Manure-treating practices that reduce ammonia emissions and preserve nitrogen in the manure for plant use have been developed by Agricultural Research Service scientists. The treatments reduced ammonia release by more than 55 percent overall. Nitrogen is lost from manure when ammonia, a nitrogen-containing compound in the manure, escapes to the atmosphere through a process called volatilization. The loss of nitrogen makes the manure less useful as a fertilizer.

Alan Lefcourt and John Meisinger, colleagues at the ARS Animal and Natural Resources Institute in Beltsville, Md., conducted tests to improve the retention of manure nitrogen for organic use. They found that adding 2.5 percent alum or 6.25 percent zeolite to manure slurry by wet weight reduced ammonia loss by 60 and 55 percent, respectively.
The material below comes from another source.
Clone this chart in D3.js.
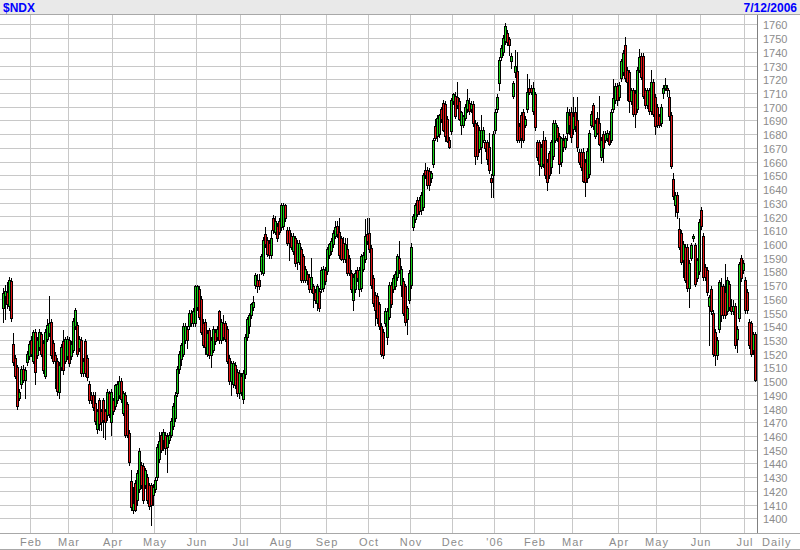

Alum and zeolite, acidifying and sequestering agents, helped reduce the formation of ammonia gas and its volatilization, or release, into the air. Alum lowered the pH level of the tested dairy slurry below 5, a level that limits the amount of ammonia released from the manure. Zeolite, commonly used in kitty litter, acted as a cation-exchange medium, binding with the chemicals that would form ammonia and preventing volatilization.

To measure ammonia loss, the researchers utilized a canopy and wind-tunnel system. A variable-speed fan pulled air over the manure samples and ammonia gases were trapped in acid bottles as they passed through the system. Ammonia losses were measured over a period of 96 hours.

Lefcourt and Meisinger initiated their research in response to problems created by increased animal production on farms and dwindling land available for spreading manure as fertilizer. Crop plants can take up and use the nitrogen and phosphorus in the manure. However, when too much nitrogen escapes into the air, excess phosphorus is left in the manure and soil. By limiting ammonia losses from manure, the team of scientists can create better ratios of nitrogen to phosphorus for farm crops. Moreover, zeolite-treated slurries are also a nitrogen-rich, slow-release, fertilizer.

Treating dairy slurry with either alum or zeolite is cost-effective and safe. Slurries treated with alum would cost less than 50 cents a day per lactating cow. Zeolite costs should be similar, although volume pricing is not currently available.

ARS is the U.S. Department of Agriculture's chief scientific research agency. At the ARS Animal and Natural Resources Institute, Lefcourt works in the Instrumentation and Sensing Laboratory. Meisinger works in the institute's Environmental Quality Laboratory.